While progressives raged against the decision to drop Scope 3 requirements — Sen. Elizabeth Warren (D-Mass.), like Whitehouse, called the move a surrender to “corporate power” that “don’t want to reveal their climate filth” — other climate-minded Democrats were more sympathetic to the SEC’s attempts to thread a delicate needle.

“I certainly support including Scope 3 emissions,” said Sen. Martin Heinrich (D-N.M.), “but half a loaf is better than nothing.”

Rep. Juan Vargas (D-Calif.), the co-chair of the Congressional Sustainable Investment Caucus, said at a press conference convened by the coalition that he was “disappointed” by exclusion of Scope 3 disclosures but understood the SEC’s motivations for doing so.

“I think the reason they did that is … they wanted to take a very good step forward and make sure that this was judicially appropriate, which I think it is,” said Vargas.

Sen. Brian Schatz (D-Hawaii), who also wanted Scope 3 emissions accounted for in the final rule, said he hoped fear of litigation wasn’t a determining factor: “I sure hope they’re not talking themselves out of being aggressive for fear of lawsuits.
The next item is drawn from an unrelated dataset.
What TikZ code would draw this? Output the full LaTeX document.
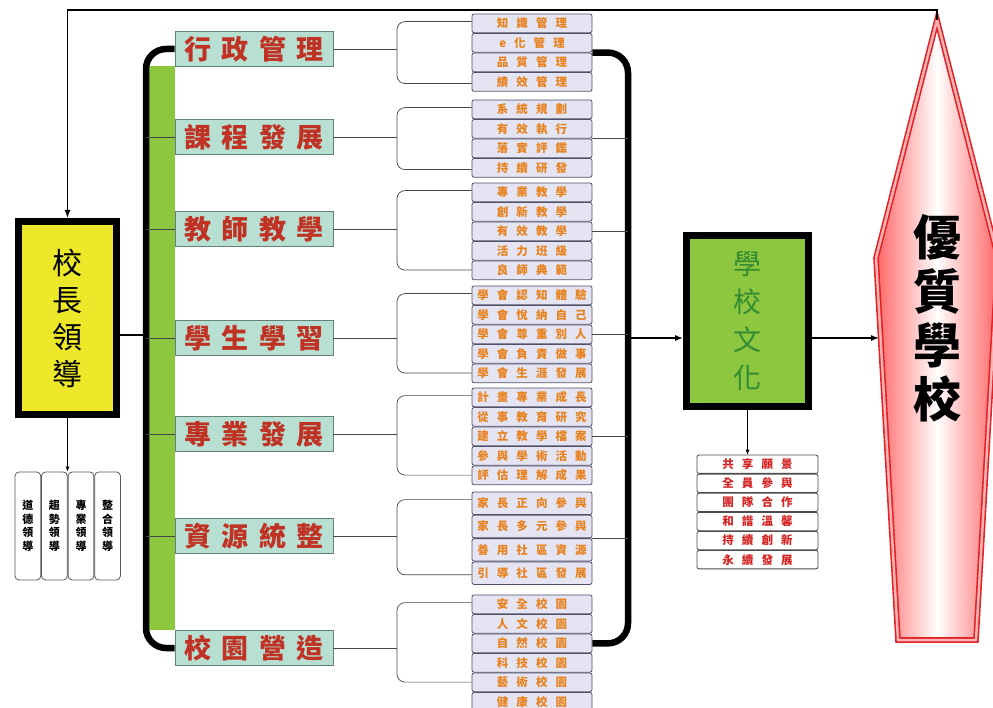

There’s nothing they can do to prevent lawsuits.”

The SEC’s climate disclosure rule is, indeed, already being threatened by myriad legal actions, both from conservative critics and business interests who think it’s too onerous and environmental advocates who say it doesn’t do enough to curb pollution.

Congressional Republicans are also gearing up for a fight.

The CRAs will undoubtedly be voted on in both chambers. Such resolutions are considered “privileged” resolutions in the Senate, meaning Majority Leader Chuck Schumer (D-N.Y.) will have to put it on the schedule once it’s introduced, and leaders in the GOP-controlled House relish opportunities to dare Democrats to take positions against their president in an election year.

House Financial Services Chair Patrick McHenry (R-N.C.), who at the start of the 118th Congress suggested he wasn’t interested in waging an anti-ESG battle, said in a statement Wednesday he agreed with Huizenga that the SEC “must reissue” the rule “given the substantial changes made since [it] was proposed.” In the meantime, he continued, there’d be committee action on the subject.

First, McHenry said, Huizenga’s subcommittee would hold a field hearing March 18 “to hear directly from Americans [who] will be impacted by this disastrous rule,” while the full panel, on April 10, would convene “to further explore the destructive impact of this rule on our economy, capital markets, job creators, and families.”

Republicans could also double-down on a policy rider included in the House-passed Financial Services-General Government spending bill for fiscal 2024, which would prevent funds from being used to put the SEC rule into effect. Appropriators are still negotiating a bipartisan, bicameral agreement on that spending bill before a March 22 deadline.

Rep. Sean Casten (D-Ill.), the other co-chair of the Sustainable Investment Caucus, dared opponents to come for the new rule, borrowing the lyrics of the popular Taylor Swift song “Shake It Off” to make his point.

“Of course, we have to play defense; there will be litigation. But as the song says, haters gonna hate, hate, hate, and the dirty cheats of the world are gonna sue, but you know, when they’re all done, what we’d like them to do is come join us as we get down to this sick beat.”